CUT-PRICE international air travel, an increasingly globalised job market and the lure of greener pastures are tempting more Australians to leave our shores for good.
The number of people leaving permanently increased by 18 per cent in the five years to 2010, the latest snapshot of social trends by the Australian Bureau of Statistics shows.
But the number who tick the permanent departure box on their passenger cards is not as high as the number who actually stay away.
''Each year, many Australians plan to leave the country permanently but most return to Australia within a year of their departure,'' the bureau reported. In 2010 of the 84,000 Australian residents who said they were departing permanently, only 17,000 (20 per cent) spent 12 months or more overseas.
Fewer people left for good in 2005, 2008 and 2009 but more left in 2010. About 75 people in every 100,000 who left in 2010 did not return.

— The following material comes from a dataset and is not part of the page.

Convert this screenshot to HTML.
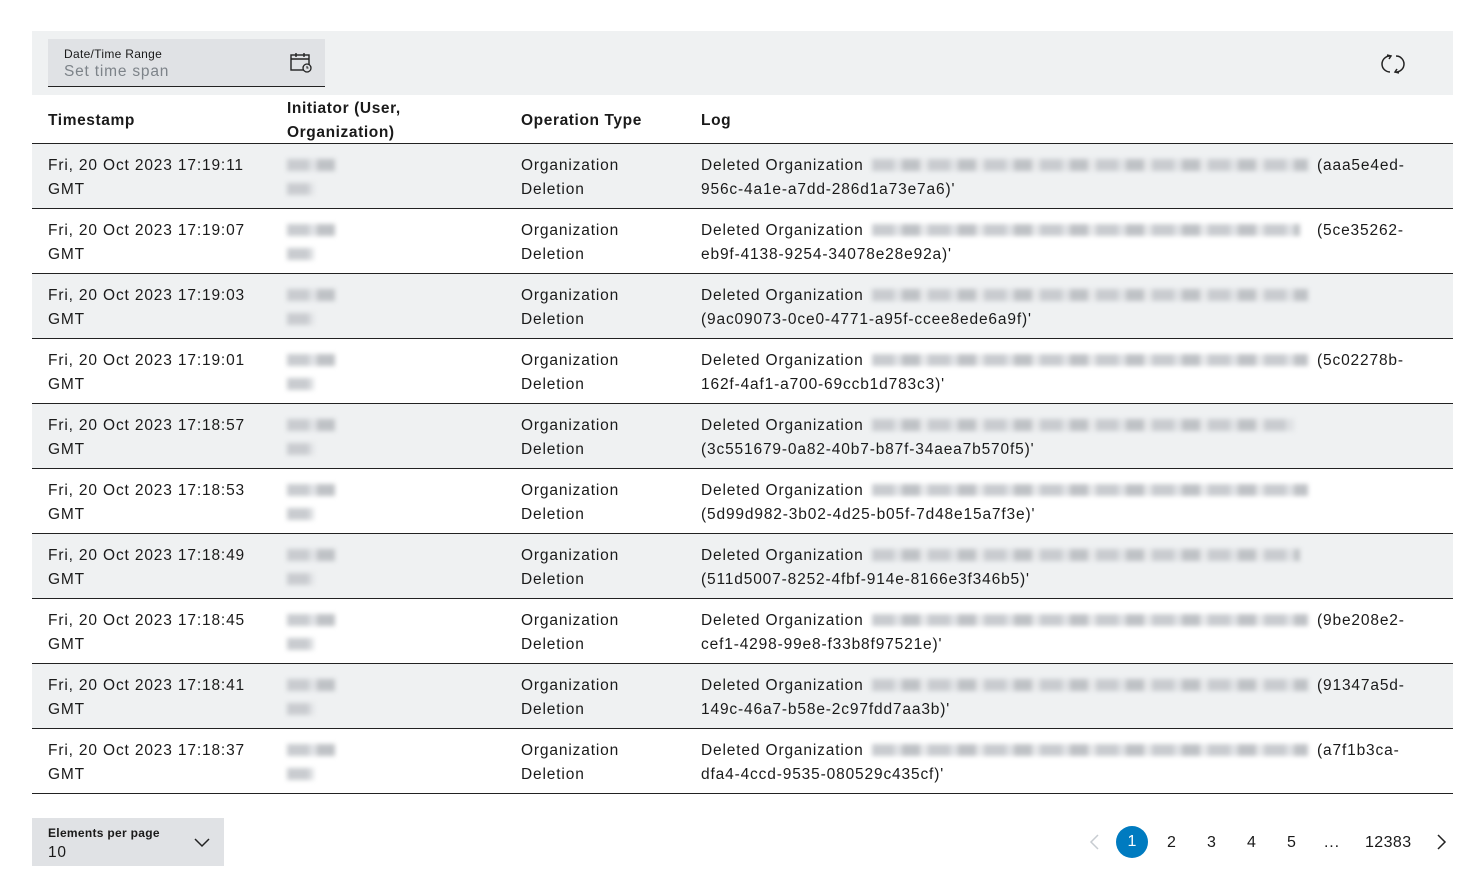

They were more likely to be women, aged between 20 and 39, often with young children and not born in Australia. Of the 17,000 who left permanently, 61 per cent were born overseas with the highest numbers coming from New Zealand and Britain.
Plain old homesickness or ''lack of satisfactory employment'' were possible reasons, the bureau's report said.
''Younger migrants may return to their country of birth because they are needed by their family,'' it said.
''Conversely, over the long term, migrants may return after successful employment and increased wealth, for retirement, family formation and dissolution, or when conditions have improved.''
But the number of permanent arrivals remains considerably higher than departures.
The report also highlighted the shrinking number of farmers, which was a problem given the growing food demands of countries such as China.
Despite Australians' enduring love affair with the idea of life on the land, the number of those listing farmer as occupation dropped by 40 per cent in the 30 years to 2011.
''The number of farmers in Australia has been declining for many decades as small farmers sell up to large-scale farming operations and fewer young people take over family farms,'' the bureau found. There were 19,700 fewer farmers in Australia in 2011 than in 2006.
Between 1981 and 2011 the number declined by 106,200, an average of 294 fewer farmers every month. Those who remained on the land were generally older than other workers, with an average age of 53 compared with 40 for people in other jobs, the bureau found.